>> Start Extracted material
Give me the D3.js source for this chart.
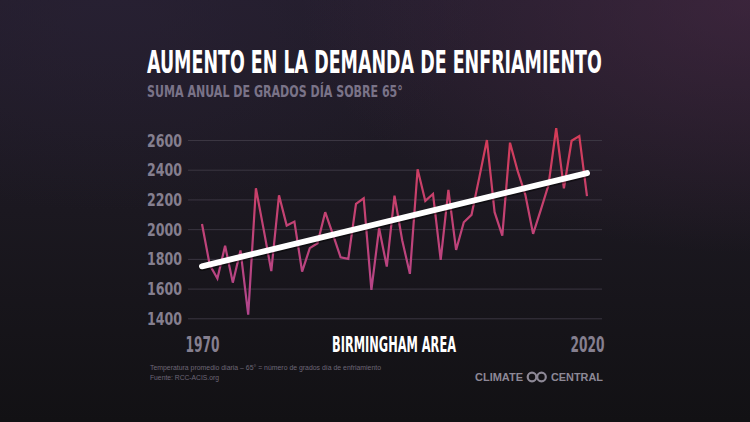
<!DOCTYPE html>
<html>
<head>
<meta charset="utf-8">
<script src="https://cdn.jsdelivr.net/npm/d3@7"></script>
<style>
  html, body { margin: 0; padding: 0; background: #161419; }
  svg { display: block; }
</style>
</head>
<body>
<svg id="chart" width="750" height="422"></svg>
<script>
// ---- data ----
const years = d3.range(1970, 2021);
const coolingDegreeDays = [
  2035, 1760, 1668, 1888, 1640, 1857, 1425, 2275, 2000, 1718,
  2228, 2024, 2051, 1714, 1872, 1905, 2114, 1965, 1811, 1800,
  2170, 2208, 1591, 2006, 1748, 2226, 1925, 1699, 2403, 2190,
  2237, 1793, 2264, 1860, 2046, 2096, 2345, 2600, 2114, 1957,
  2582, 2390, 2230, 1968, 2130, 2297, 2679, 2275, 2595, 2627,
  2223
];
const trendYears = [1970, 2020];
const trendValues = [1750, 2377];
const yTicks = [1400, 1600, 1800, 2000, 2200, 2400, 2600];
const xTickLabels = ["1970", "2020"];
const titleText = "AUMENTO EN LA DEMANDA DE ENFRIAMIENTO";
const subtitleText = "SUMA ANUAL DE GRADOS DÍA SOBRE 65°";
const locationText = "BIRMINGHAM AREA";
const noteLines = ["Temperatura promedio diaria – 65° = número de grados día de enfriamiento", "Fuente: RCC-ACIS.org"];

// ---- setup ----
const svg = d3.select("#chart");
const W = 750, H = 422;
const condensed = "'Liberation Sans Narrow', 'DejaVu Sans Condensed', 'Roboto', sans-serif";

const defs = svg.append("defs");
const bg = defs.append("linearGradient").attr("id", "bg").attr("x1", 0).attr("y1", 0).attr("x2", 0).attr("y2", 1);
bg.append("stop").attr("offset", "0%").attr("stop-color", "#231d2c");
bg.append("stop").attr("offset", "50%").attr("stop-color", "#1b1820");
bg.append("stop").attr("offset", "100%").attr("stop-color", "#121114");
const glow = defs.append("radialGradient").attr("id", "glow").attr("cx", 1).attr("cy", 0).attr("r", 0.6);
glow.append("stop").attr("offset", "0%").attr("stop-color", "#4e2b48").attr("stop-opacity", 0.55);
glow.append("stop").attr("offset", "100%").attr("stop-color", "#4e2b48").attr("stop-opacity", 0);
const glow2 = defs.append("radialGradient").attr("id", "glow2").attr("cx", 0.15).attr("cy", 0).attr("r", 0.5);
glow2.append("stop").attr("offset", "0%").attr("stop-color", "#2a2236").attr("stop-opacity", 0.6);
glow2.append("stop").attr("offset", "100%").attr("stop-color", "#2a2236").attr("stop-opacity", 0);

svg.append("rect").attr("width", W).attr("height", H).attr("fill", "url(#bg)");
svg.append("rect").attr("width", W).attr("height", H).attr("fill", "url(#glow2)");
svg.append("rect").attr("width", W).attr("height", H).attr("fill", "url(#glow)");

const x = d3.scaleLinear().domain([1970, 2020]).range([202, 587]);
const y = d3.scaleLinear().domain([1400, 2600]).range([318.3, 140]);

// line gradient
const lg = defs.append("linearGradient").attr("id", "lineGrad")
  .attr("gradientUnits", "userSpaceOnUse")
  .attr("x1", 0).attr("y1", y(1400)).attr("x2", 0).attr("y2", y(2700));
lg.append("stop").attr("offset", "0%").attr("stop-color", "#b0468f");
lg.append("stop").attr("offset", "50%").attr("stop-color", "#c24274");
lg.append("stop").attr("offset", "100%").attr("stop-color", "#d63b55");

// helper: place text at (x0, baseline) and horizontally scale it to a target width
function fitText(str, x0, base, size, fill, targetW) {
  const g = svg.append("g");
  const t = g.append("text").attr("x", 0).attr("y", 0)
    .attr("font-family", condensed).attr("font-weight", "bold").attr("font-size", size)
    .attr("fill", fill).text(str);
  const natural = t.node().getComputedTextLength() || targetW;
  g.attr("transform", `translate(${x0},${base}) scale(${targetW / natural},1)`);
  return t;
}

// title + subtitle
fitText(titleText, 147, 73, 32, "#ffffff", 455);
fitText(subtitleText, 147, 97, 16.5, "#7a7388", 256);

// y axis with gridlines
const yAxis = d3.axisLeft(y).tickValues(yTicks).tickSize(-(602 - 188)).tickPadding(6).tickFormat(d3.format("d"));
const gy = svg.append("g").attr("transform", "translate(188,0)").call(yAxis);
gy.select(".domain").remove();
gy.selectAll(".tick line").attr("stroke", "#3b3642").attr("stroke-width", 1);
gy.selectAll(".tick text")
  .attr("x", -6).attr("dy", "0.36em")
  .attr("font-family", condensed).attr("font-weight", "bold").attr("font-size", 17)
  .attr("fill", "#857f8f").attr("textLength", 35).attr("lengthAdjust", "spacingAndGlyphs");

// x axis labels
const xAxis = d3.axisBottom(x).tickValues(xTickLabels.map(Number)).tickSize(0).tickFormat(d3.format("d"));
const gx = svg.append("g").attr("transform", "translate(0,330)").call(xAxis);
gx.select(".domain").remove();
gx.selectAll(".tick text")
  .attr("y", 22).attr("dy", 0)
  .attr("font-family", condensed).attr("font-weight", "bold").attr("font-size", 22)
  .attr("fill", "#857f8f").attr("textLength", 34).attr("lengthAdjust", "spacingAndGlyphs");

svg.append("text").attr("x", 394).attr("y", 352).attr("text-anchor", "middle")
  .attr("font-family", condensed).attr("font-weight", "bold").attr("font-size", 22)
  .attr("fill", "#ffffff").attr("textLength", 124).attr("lengthAdjust", "spacingAndGlyphs")
  .text(locationText);

// data line
const line = d3.line().x((d, i) => x(years[i])).y(d => y(d)).curve(d3.curveLinear);
svg.append("path").datum(coolingDegreeDays)
  .attr("d", line).attr("fill", "none")
  .attr("stroke", "url(#lineGrad)").attr("stroke-width", 2.2)
  .attr("stroke-linejoin", "miter").attr("stroke-miterlimit", 3);

// trend line
const trend = trendYears.map((yr, i) => [x(yr), y(trendValues[i])]);
svg.append("path").attr("d", d3.line()(trend.map(p => [p[0], p[1] + 1.5])))
  .attr("stroke", "#000").attr("stroke-opacity", 0.45).attr("stroke-width", 6.5)
  .attr("stroke-linecap", "round").attr("fill", "none");
svg.append("path").attr("d", d3.line()(trend))
  .attr("stroke", "#ffffff").attr("stroke-width", 6)
  .attr("stroke-linecap", "round").attr("fill", "none");

// footnotes
noteLines.forEach((t, i) => {
  svg.append("text").attr("x", 150).attr("y", 370 + i * 9.5)
    .attr("font-family", "'Liberation Sans', 'DejaVu Sans', sans-serif").attr("font-size", 7.5)
    .attr("fill", "#6c6676")
    .attr("textLength", i === 0 ? 231 : 69).attr("lengthAdjust", "spacingAndGlyphs")
    .text(t);
});

// logo
const logo = svg.append("g").attr("fill", "#8d8896");
logo.append("text").attr("x", 475).attr("y", 381)
  .attr("font-family", "'Liberation Sans', 'DejaVu Sans', sans-serif").attr("font-weight", "bold")
  .attr("font-size", 10.5).attr("textLength", 48).attr("lengthAdjust", "spacingAndGlyphs").text("CLIMATE");
logo.append("text").attr("x", 551).attr("y", 381)
  .attr("font-family", "'Liberation Sans', 'DejaVu Sans', sans-serif").attr("font-weight", "bold")
  .attr("font-size", 10.5).attr("textLength", 52).attr("lengthAdjust", "spacingAndGlyphs").text("CENTRAL");
[532, 541.5].forEach(cx => {
  svg.append("circle").attr("cx", cx).attr("cy", 377).attr("r", 4.3)
    .attr("fill", "none").attr("stroke", "#8d8896").attr("stroke-width", 2.2);
});
</script>
</body>
</html>
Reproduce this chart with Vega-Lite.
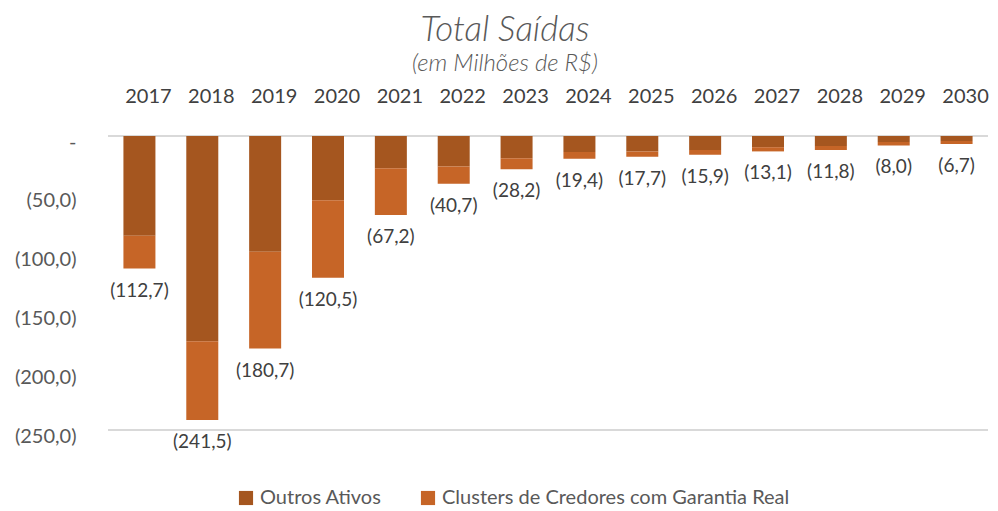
>> End Extracted material
The task: Images in the data above are to be skipped. Retype all other material exactly.

Expected answer:
Give me the D3.js source for this chart.
<!DOCTYPE html>
<html>
<head>
<meta charset="utf-8">
<script src="https://cdn.jsdelivr.net/npm/d3@7"></script>
<style>
  html, body { margin: 0; padding: 0; background: #161419; }
  svg { display: block; }
</style>
</head>
<body>
<svg id="chart" width="750" height="422"></svg>
<script>
// ---- data ----
const years = d3.range(1970, 2021);
const coolingDegreeDays = [
  2035, 1760, 1668, 1888, 1640, 1857, 1425, 2275, 2000, 1718,
  2228, 2024, 2051, 1714, 1872, 1905, 2114, 1965, 1811, 1800,
  2170, 2208, 1591, 2006, 1748, 2226, 1925, 1699, 2403, 2190,
  2237, 1793, 2264, 1860, 2046, 2096, 2345, 2600, 2114, 1957,
  2582, 2390, 2230, 1968, 2130, 2297, 2679, 2275, 2595, 2627,
  2223
];
const trendYears = [1970, 2020];
const trendValues = [1750, 2377];
const yTicks = [1400, 1600, 1800, 2000, 2200, 2400, 2600];
const xTickLabels = ["1970", "2020"];
const titleText = "AUMENTO EN LA DEMANDA DE ENFRIAMIENTO";
const subtitleText = "SUMA ANUAL DE GRADOS DÍA SOBRE 65°";
const locationText = "BIRMINGHAM AREA";
const noteLines = ["Temperatura promedio diaria – 65° = número de grados día de enfriamiento", "Fuente: RCC-ACIS.org"];

// ---- setup ----
const svg = d3.select("#chart");
const W = 750, H = 422;
const condensed = "'Liberation Sans Narrow', 'DejaVu Sans Condensed', 'Roboto', sans-serif";

const defs = svg.append("defs");
const bg = defs.append("linearGradient").attr("id", "bg").attr("x1", 0).attr("y1", 0).attr("x2", 0).attr("y2", 1);
bg.append("stop").attr("offset", "0%").attr("stop-color", "#231d2c");
bg.append("stop").attr("offset", "50%").attr("stop-color", "#1b1820");
bg.append("stop").attr("offset", "100%").attr("stop-color", "#121114");
const glow = defs.append("radialGradient").attr("id", "glow").attr("cx", 1).attr("cy", 0).attr("r", 0.6);
glow.append("stop").attr("offset", "0%").attr("stop-color", "#4e2b48").attr("stop-opacity", 0.55);
glow.append("stop").attr("offset", "100%").attr("stop-color", "#4e2b48").attr("stop-opacity", 0);
const glow2 = defs.append("radialGradient").attr("id", "glow2").attr("cx", 0.15).attr("cy", 0).attr("r", 0.5);
glow2.append("stop").attr("offset", "0%").attr("stop-color", "#2a2236").attr("stop-opacity", 0.6);
glow2.append("stop").attr("offset", "100%").attr("stop-color", "#2a2236").attr("stop-opacity", 0);

svg.append("rect").attr("width", W).attr("height", H).attr("fill", "url(#bg)");
svg.append("rect").attr("width", W).attr("height", H).attr("fill", "url(#glow2)");
svg.append("rect").attr("width", W).attr("height", H).attr("fill", "url(#glow)");

const x = d3.scaleLinear().domain([1970, 2020]).range([202, 587]);
const y = d3.scaleLinear().domain([1400, 2600]).range([318.3, 140]);

// line gradient
const lg = defs.append("linearGradient").attr("id", "lineGrad")
  .attr("gradientUnits", "userSpaceOnUse")
  .attr("x1", 0).attr("y1", y(1400)).attr("x2", 0).attr("y2", y(2700));
lg.append("stop").attr("offset", "0%").attr("stop-color", "#b0468f");
lg.append("stop").attr("offset", "50%").attr("stop-color", "#c24274");
lg.append("stop").attr("offset", "100%").attr("stop-color", "#d63b55");

// helper: place text at (x0, baseline) and horizontally scale it to a target width
function fitText(str, x0, base, size, fill, targetW) {
  const g = svg.append("g");
  const t = g.append("text").attr("x", 0).attr("y", 0)
    .attr("font-family", condensed).attr("font-weight", "bold").attr("font-size", size)
    .attr("fill", fill).text(str);
  const natural = t.node().getComputedTextLength() || targetW;
  g.attr("transform", `translate(${x0},${base}) scale(${targetW / natural},1)`);
  return t;
}

// title + subtitle
fitText(titleText, 147, 73, 32, "#ffffff", 455);
fitText(subtitleText, 147, 97, 16.5, "#7a7388", 256);

// y axis with gridlines
const yAxis = d3.axisLeft(y).tickValues(yTicks).tickSize(-(602 - 188)).tickPadding(6).tickFormat(d3.format("d"));
const gy = svg.append("g").attr("transform", "translate(188,0)").call(yAxis);
gy.select(".domain").remove();
gy.selectAll(".tick line").attr("stroke", "#3b3642").attr("stroke-width", 1);
gy.selectAll(".tick text")
  .attr("x", -6).attr("dy", "0.36em")
  .attr("font-family", condensed).attr("font-weight", "bold").attr("font-size", 17)
  .attr("fill", "#857f8f").attr("textLength", 35).attr("lengthAdjust", "spacingAndGlyphs");

// x axis labels
const xAxis = d3.axisBottom(x).tickValues(xTickLabels.map(Number)).tickSize(0).tickFormat(d3.format("d"));
const gx = svg.append("g").attr("transform", "translate(0,330)").call(xAxis);
gx.select(".domain").remove();
gx.selectAll(".tick text")
  .attr("y", 22).attr("dy", 0)
  .attr("font-family", condensed).attr("font-weight", "bold").attr("font-size", 22)
  .attr("fill", "#857f8f").attr("textLength", 34).attr("lengthAdjust", "spacingAndGlyphs");

svg.append("text").attr("x", 394).attr("y", 352).attr("text-anchor", "middle")
  .attr("font-family", condensed).attr("font-weight", "bold").attr("font-size", 22)
  .attr("fill", "#ffffff").attr("textLength", 124).attr("lengthAdjust", "spacingAndGlyphs")
  .text(locationText);

// data line
const line = d3.line().x((d, i) => x(years[i])).y(d => y(d)).curve(d3.curveLinear);
svg.append("path").datum(coolingDegreeDays)
  .attr("d", line).attr("fill", "none")
  .attr("stroke", "url(#lineGrad)").attr("stroke-width", 2.2)
  .attr("stroke-linejoin", "miter").attr("stroke-miterlimit", 3);

// trend line
const trend = trendYears.map((yr, i) => [x(yr), y(trendValues[i])]);
svg.append("path").attr("d", d3.line()(trend.map(p => [p[0], p[1] + 1.5])))
  .attr("stroke", "#000").attr("stroke-opacity", 0.45).attr("stroke-width", 6.5)
  .attr("stroke-linecap", "round").attr("fill", "none");
svg.append("path").attr("d", d3.line()(trend))
  .attr("stroke", "#ffffff").attr("stroke-width", 6)
  .attr("stroke-linecap", "round").attr("fill", "none");

// footnotes
noteLines.forEach((t, i) => {
  svg.append("text").attr("x", 150).attr("y", 370 + i * 9.5)
    .attr("font-family", "'Liberation Sans', 'DejaVu Sans', sans-serif").attr("font-size", 7.5)
    .attr("fill", "#6c6676")
    .attr("textLength", i === 0 ? 231 : 69).attr("lengthAdjust", "spacingAndGlyphs")
    .text(t);
});

// logo
const logo = svg.append("g").attr("fill", "#8d8896");
logo.append("text").attr("x", 475).attr("y", 381)
  .attr("font-family", "'Liberation Sans', 'DejaVu Sans', sans-serif").attr("font-weight", "bold")
  .attr("font-size", 10.5).attr("textLength", 48).attr("lengthAdjust", "spacingAndGlyphs").text("CLIMATE");
logo.append("text").attr("x", 551).attr("y", 381)
  .attr("font-family", "'Liberation Sans', 'DejaVu Sans', sans-serif").attr("font-weight", "bold")
  .attr("font-size", 10.5).attr("textLength", 52).attr("lengthAdjust", "spacingAndGlyphs").text("CENTRAL");
[532, 541.5].forEach(cx => {
  svg.append("circle").attr("cx", cx).attr("cy", 377).attr("r", 4.3)
    .attr("fill", "none").attr("stroke", "#8d8896").attr("stroke-width", 2.2);
});
</script>
</body>
</html>
Reproduce this chart with Vega-Lite.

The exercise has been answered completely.